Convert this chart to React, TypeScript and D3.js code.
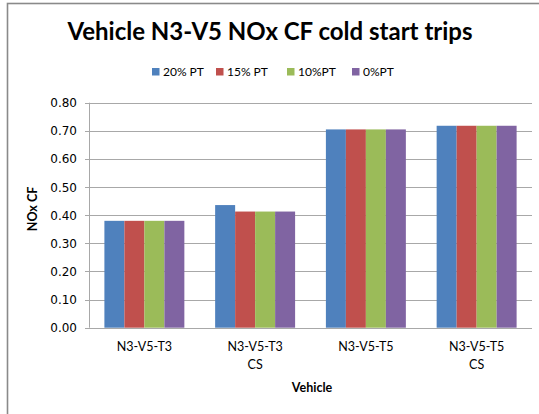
import React from "react";
import * as d3 from "d3";

const categories = ["N3-V5-T3|", "N3-V5-T3|CS", "N3-V5-T5|", "N3-V5-T5|CS"];
const seriesNames = ["20% PT", "15% PT", "10%PT", "0%PT"];
const seriesColors = ["#4F81BD", "#C0504D", "#9BBB59", "#8064A2"];
const values20 = [0.38, 0.436, 0.705, 0.718];
const values15 = [0.38, 0.413, 0.705, 0.718];
const values10 = [0.38, 0.413, 0.705, 0.718];
const values0 = [0.38, 0.413, 0.705, 0.718];
const yTicks = [0, 0.1, 0.2, 0.3, 0.4, 0.5, 0.6, 0.7, 0.8];

const seriesValues = [values20, values15, values10, values0];

const W = 539;
const H = 414;
const plot = { left: 89, right: 532, top: 102.7, bottom: 327.7 };
const FONT = "Lato, 'Open Sans', 'Liberation Sans', sans-serif";
const GRID = "#a8a8a8";

export default function App() {
  const x = d3
    .scaleBand<string>()
    .domain(categories)
    .range([plot.left, plot.right])
    .paddingInner(0.278)
    .paddingOuter(0.139);
  const xs = d3
    .scaleBand<string>()
    .domain(seriesNames)
    .range([0, x.bandwidth()]);
  const y = d3.scaleLinear().domain([0, 0.8]).range([plot.bottom, plot.top]);

  const legendX = [152, 216, 287, 352];

  return (
    <svg
      width={W}
      height={H}
      style={{ position: "absolute", left: 0, top: 0, background: "#fff" }}
      fontFamily={FONT}
    >
      <rect x={0} y={0} width={W} height={H} fill="#fff" />
      <rect
        x={7.5}
        y={3.5}
        width={W + 10}
        height={H + 10}
        fill="none"
        stroke="#8a8a8a"
        strokeWidth={1.6}
      />
      <text
        x={270}
        y={40}
        textAnchor="middle"
        fontSize={24}
        fontWeight="bold"
        fill="#000"
      >
        Vehicle N3-V5 NOx CF cold start trips
      </text>

      {seriesNames.map((s, i) => (
        <g key={s}>
          <rect x={legendX[i]} y={68} width={7.5} height={7.5} fill={seriesColors[i]} />
          <text x={legendX[i] + 11} y={75.5} fontSize={12} fill="#000">
            {s}
          </text>
        </g>
      ))}

      {yTicks.map((t) => (
        <g key={t}>
          <line
            x1={plot.left}
            x2={plot.right}
            y1={Math.round(y(t)) + 0.5}
            y2={Math.round(y(t)) + 0.5}
            stroke={GRID}
            strokeWidth={1}
          />
          <line
            x1={plot.left - 4}
            x2={plot.left}
            y1={Math.round(y(t)) + 0.5}
            y2={Math.round(y(t)) + 0.5}
            stroke={GRID}
          />
          <text
            x={77}
            y={y(t) + 4.5}
            textAnchor="end"
            fontSize={12}
            fontFamily="'DejaVu Sans', sans-serif"
            fill="#000"
          >
            {t.toFixed(2)}
          </text>
        </g>
      ))}
      <line
        x1={plot.left + 0.5}
        x2={plot.left + 0.5}
        y1={plot.top}
        y2={plot.bottom}
        stroke={GRID}
      />

      {categories.map((c, ci) => (
        <g key={c}>
          {seriesNames.map((s, si) => {
            const v = seriesValues[si][ci];
            return (
              <rect
                key={s}
                x={(x(c) as number) + (xs(s) as number)}
                y={y(v)}
                width={xs.bandwidth()}
                height={y(0) - y(v)}
                fill={seriesColors[si]}
              />
            );
          })}
          {c.split("|").map((line, li) => (
            <text
              key={li}
              x={(x(c) as number) + x.bandwidth() / 2}
              y={351 + li * 18}
              textAnchor="middle"
              fontSize={12.5}
              fill="#000"
            >
              {line}
            </text>
          ))}
        </g>
      ))}

      <text
        x={312}
        y={392}
        textAnchor="middle"
        fontSize={12.5}
        fontWeight="bold"
        fill="#000"
      >
        Vehicle
      </text>
      <text
        transform={`translate(37,209) rotate(-90)`}
        textAnchor="middle"
        fontSize={12.5}
        fontWeight="bold"
        fill="#000"
      >
        NOx CF
      </text>
    </svg>
  );
}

▸ Task directions
Exactly as written, return every line of the listing, but not the pictures.

▸ Response to the task
Convert this chart to React, TypeScript and D3.js code.
import React from "react";
import * as d3 from "d3";

const categories = ["N3-V5-T3|", "N3-V5-T3|CS", "N3-V5-T5|", "N3-V5-T5|CS"];
const seriesNames = ["20% PT", "15% PT", "10%PT", "0%PT"];
const seriesColors = ["#4F81BD", "#C0504D", "#9BBB59", "#8064A2"];
const values20 = [0.38, 0.436, 0.705, 0.718];
const values15 = [0.38, 0.413, 0.705, 0.718];
const values10 = [0.38, 0.413, 0.705, 0.718];
const values0 = [0.38, 0.413, 0.705, 0.718];
const yTicks = [0, 0.1, 0.2, 0.3, 0.4, 0.5, 0.6, 0.7, 0.8];

const seriesValues = [values20, values15, values10, values0];

const W = 539;
const H = 414;
const plot = { left: 89, right: 532, top: 102.7, bottom: 327.7 };
const FONT = "Lato, 'Open Sans', 'Liberation Sans', sans-serif";
const GRID = "#a8a8a8";

export default function App() {
  const x = d3
    .scaleBand<string>()
    .domain(categories)
    .range([plot.left, plot.right])
    .paddingInner(0.278)
    .paddingOuter(0.139);
  const xs = d3
    .scaleBand<string>()
    .domain(seriesNames)
    .range([0, x.bandwidth()]);
  const y = d3.scaleLinear().domain([0, 0.8]).range([plot.bottom, plot.top]);

  const legendX = [152, 216, 287, 352];

  return (
    <svg
      width={W}
      height={H}
      style={{ position: "absolute", left: 0, top: 0, background: "#fff" }}
      fontFamily={FONT}
    >
      <rect x={0} y={0} width={W} height={H} fill="#fff" />
      <rect
        x={7.5}
        y={3.5}
        width={W + 10}
        height={H + 10}
        fill="none"
        stroke="#8a8a8a"
        strokeWidth={1.6}
      />
      <text
        x={270}
        y={40}
        textAnchor="middle"
        fontSize={24}
        fontWeight="bold"
        fill="#000"
      >
        Vehicle N3-V5 NOx CF cold start trips
      </text>

      {seriesNames.map((s, i) => (
        <g key={s}>
          <rect x={legendX[i]} y={68} width={7.5} height={7.5} fill={seriesColors[i]} />
          <text x={legendX[i] + 11} y={75.5} fontSize={12} fill="#000">
            {s}
          </text>
        </g>
      ))}

      {yTicks.map((t) => (
        <g key={t}>
          <line
            x1={plot.left}
            x2={plot.right}
            y1={Math.round(y(t)) + 0.5}
            y2={Math.round(y(t)) + 0.5}
            stroke={GRID}
            strokeWidth={1}
          />
          <line
            x1={plot.left - 4}
            x2={plot.left}
            y1={Math.round(y(t)) + 0.5}
            y2={Math.round(y(t)) + 0.5}
            stroke={GRID}
          />
          <text
            x={77}
            y={y(t) + 4.5}
            textAnchor="end"
            fontSize={12}
            fontFamily="'DejaVu Sans', sans-serif"
            fill="#000"
          >
            {t.toFixed(2)}
          </text>
        </g>
      ))}
      <line
        x1={plot.left + 0.5}
        x2={plot.left + 0.5}
        y1={plot.top}
        y2={plot.bottom}
        stroke={GRID}
      />

      {categories.map((c, ci) => (
        <g key={c}>
          {seriesNames.map((s, si) => {
            const v = seriesValues[si][ci];
            return (
              <rect
                key={s}
                x={(x(c) as number) + (xs(s) as number)}
                y={y(v)}
                width={xs.bandwidth()}
                height={y(0) - y(v)}
                fill={seriesColors[si]}
              />
            );
          })}
          {c.split("|").map((line, li) => (
            <text
              key={li}
              x={(x(c) as number) + x.bandwidth() / 2}
              y={351 + li * 18}
              textAnchor="middle"
              fontSize={12.5}
              fill="#000"
            >
              {line}
            </text>
          ))}
        </g>
      ))}

      <text
        x={312}
        y={392}
        textAnchor="middle"
        fontSize={12.5}
        fontWeight="bold"
        fill="#000"
      >
        Vehicle
      </text>
      <text
        transform={`translate(37,209) rotate(-90)`}
        textAnchor="middle"
        fontSize={12.5}
        fontWeight="bold"
        fill="#000"
      >
        NOx CF
      </text>
    </svg>
  );
}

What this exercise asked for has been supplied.